Werron offers a modern definition of competition that I find particularly striking: Often today, individuals are not competing for a scarce good but rather the attention of their peers or a general audience. Public opinion and attention is valuable capital and that is what most compete for even in fields where there is necessarily no need for competition. In academia, there are not a limited number of degrees or times somebody can publish or speak. Instead people want to be heard and want to make an impact on a larger audience, whatever that might mean to them. You can immediately draw this definition of competition to Hutcheon and Werron. They are both academics vying for the attention of their peers and are trying, in their own way, to make a valuable contribution to society by explaining why competition is harmful. But with this definition you can see what they are saying as an example of modern competition with a tinge of irony. While trying to persuade the audience that competition is negative, they are themselves participating and playing into Werron’s modern form of competition.


  1. Hi Sophia! Thanks for writing such a great post; I think you outline Werron’s article very comprehensibly. I, too, think that Werron’s explicit definitional stance in this article is one of its strongest features. You note that Werron very precisely lays out what he means by “competition,” which is different from Hutcheon and Bateson’s pieces, which assumed (perhaps correctly) that the audience would share a similar understanding of the term. Indeed, Werron, Hutcheon, and Bateson all seem to be working from different definitions of the term “competition.” I think, partly, this is because Werron’s purpose in writing this article is quite different from that of Hutcheon and Bateson.
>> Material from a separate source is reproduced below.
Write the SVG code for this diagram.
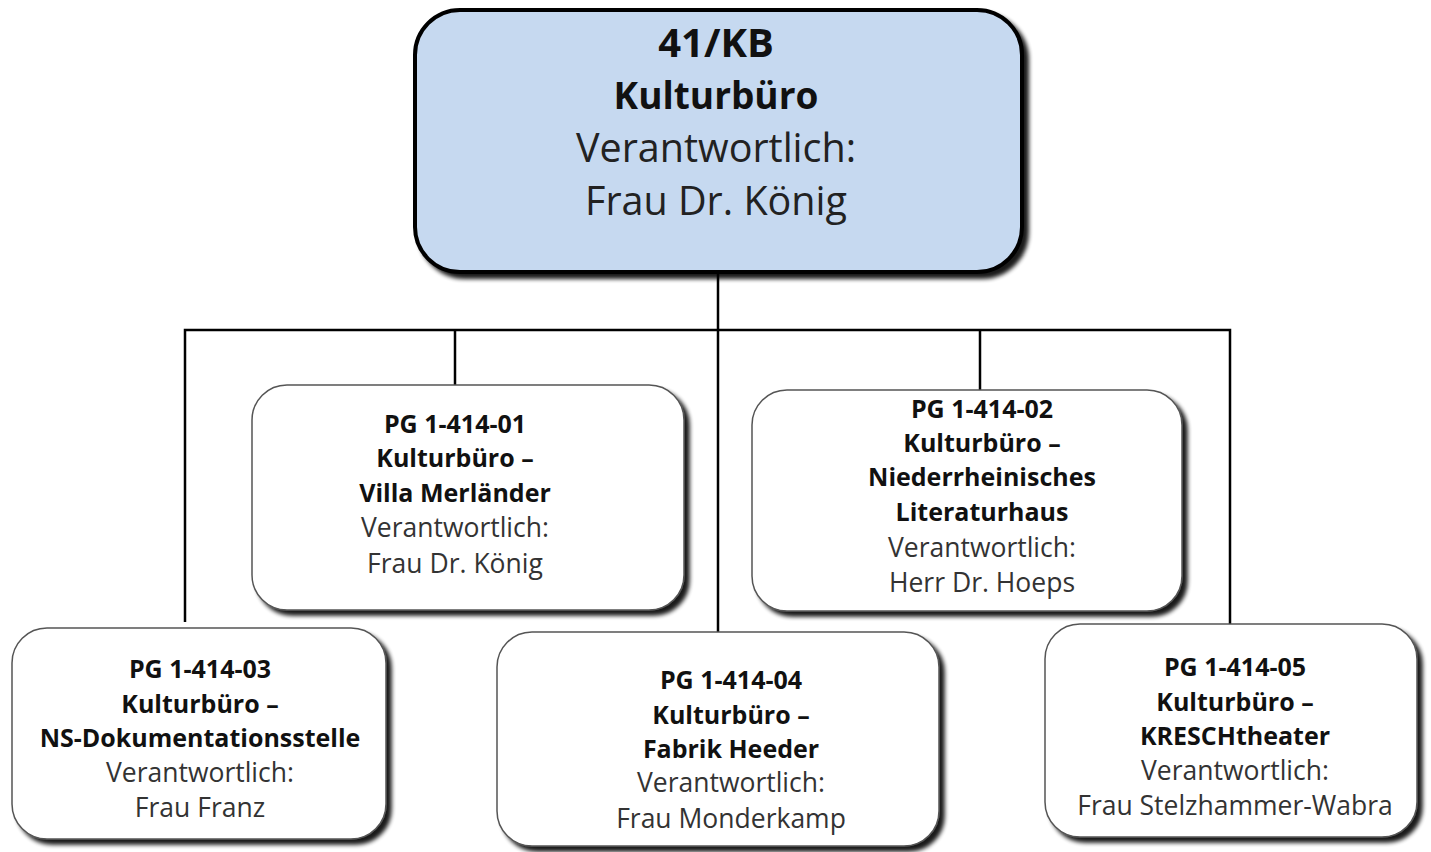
<svg xmlns="http://www.w3.org/2000/svg" width="1431" height="852" viewBox="0 0 1431 852">
<defs>
<filter id="sh" x="-5%" y="-5%" width="115%" height="120%">
<feGaussianBlur in="SourceAlpha" stdDeviation="2"/>
<feOffset dx="5" dy="5" result="o"/>
<feComponentTransfer><feFuncA type="linear" slope="0.9"/></feComponentTransfer>
<feMerge><feMergeNode/><feMergeNode in="SourceGraphic"/></feMerge>
</filter>
</defs>
<style>
.top{fill:#c6d9f0;stroke:#000;stroke-width:4;filter:url(#sh)}
.box{fill:#fff;stroke:#555;stroke-width:1.5;filter:url(#sh)}
.con{stroke:#000;stroke-width:2.5;fill:none}
text{font-family:"Open Sans","Noto Sans","Liberation Sans",sans-serif;text-anchor:middle}
.b{font-weight:bold;fill:#111;font-size:25px}
.r{fill:#333;font-size:26.5px}
.tb{font-weight:bold;fill:#111;font-size:37px}
.tk{font-weight:bold;fill:#111;font-size:40px}
.tr{fill:#222;font-size:39.5px}
</style>
<rect width="1431" height="852" fill="#fff"/>
<g id="connectors">
<line class="con" x1="718" y1="270" x2="718" y2="632"/>
<polyline class="con" points="185,622 185,330 1230,330 1230,624"/>
<line class="con" x1="455" y1="330" x2="455" y2="385"/>
<line class="con" x1="980" y1="330" x2="980" y2="390"/>
</g>
<g id="n0">
<rect class="top" x="415" y="10" width="607" height="262" rx="45"/>
<text class="tk" x="716" y="57">41/KB</text>
<text class="tb" x="716" y="109">Kulturbüro</text>
<text class="tr" x="716" y="162">Verantwortlich:</text>
<text class="tr" x="716" y="215">Frau Dr. König</text>
</g>
<g id="n1">
<rect class="box" x="252" y="385" width="432" height="225" rx="35"/>
<text class="b" x="455" y="433">PG 1-414-01</text>
<text class="b" x="455" y="467">Kulturbüro –</text>
<text class="b" x="455" y="502">Villa Merländer</text>
<text class="r" x="455" y="537">Verantwortlich:</text>
<text class="r" x="455" y="573">Frau Dr. König</text>
</g>
<g id="n2">
<rect class="box" x="752" y="390" width="430" height="221" rx="35"/>
<text class="b" x="982" y="418">PG 1-414-02</text>
<text class="b" x="982" y="452">Kulturbüro –</text>
<text class="b" x="982" y="486">Niederrheinisches</text>
<text class="b" x="982" y="521">Literaturhaus</text>
<text class="r" x="982" y="557">Verantwortlich:</text>
<text class="r" x="982" y="592">Herr Dr. Hoeps</text>
</g>
<g id="n3">
<rect class="box" x="12" y="628" width="374" height="211" rx="35"/>
<text class="b" x="200" y="678">PG 1-414-03</text>
<text class="b" x="200" y="713">Kulturbüro –</text>
<text class="b" x="200" y="747">NS-Dokumentationsstelle</text>
<text class="r" x="200" y="782">Verantwortlich:</text>
<text class="r" x="200" y="817">Frau Franz</text>
</g>
<g id="n4">
<rect class="box" x="497" y="632" width="442" height="214" rx="35"/>
<text class="b" x="731" y="689">PG 1-414-04</text>
<text class="b" x="731" y="724">Kulturbüro –</text>
<text class="b" x="731" y="758">Fabrik Heeder</text>
<text class="r" x="731" y="792">Verantwortlich:</text>
<text class="r" x="731" y="828">Frau Monderkamp</text>
</g>
<g id="n5">
<rect class="box" x="1045" y="624" width="372" height="213" rx="35"/>
<text class="b" x="1235" y="676">PG 1-414-05</text>
<text class="b" x="1235" y="711">Kulturbüro –</text>
<text class="b" x="1235" y="745">KRESCHtheater</text>
<text class="r" x="1235" y="780">Verantwortlich:</text>
<text class="r" x="1235" y="815">Frau Stelzhammer-Wabra</text>
</g>
</svg>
Werron seems more invested in creating a working model/theory of competition, rather than making a clear argument for or against it.

    However, I don’t think this means he is saying that competition is completely neutral—I interpreted the purpose of this research to be to convince other scholars to use his model of competition in order to make such arguments. For instance, Werron quotes Simmel on page 199, saying that “Antagonistic tension with his competitor sharpens the businessman’s sensitivity to the tendencies of the public, even to the point of clairvoyance.” Werron doesn’t only draw on discourse that posits competition positively, though: noting that competition often relies on “artificial zero-sum games” (200), Werron says that “competition, which has been praised as a ‘discovery procedure,’ could just as legitimately be called a standardization or homogenization procedure” (197). I find it interesting that Werron is able to hold these two competing (haha) perspectives in relatively stable juxtaposition throughout this article, to the point where it seems as if he is taking no stance at all. This is quite different, as you say, from Hutcheon and Bateson, who are solely interested in arguing the negatives of competition. I don’t think Werron is even trying to say anything in particular about the qualities of competition at all, except when defining its structure, which makes this research difficult to place in conversation with Hutcheon and Bateson. I wonder what would change about Hutcheon and Bateson’s pieces if they used Werron’s definition of competition? Perhaps they would have an easier time winning over the WRDS 350 crowd!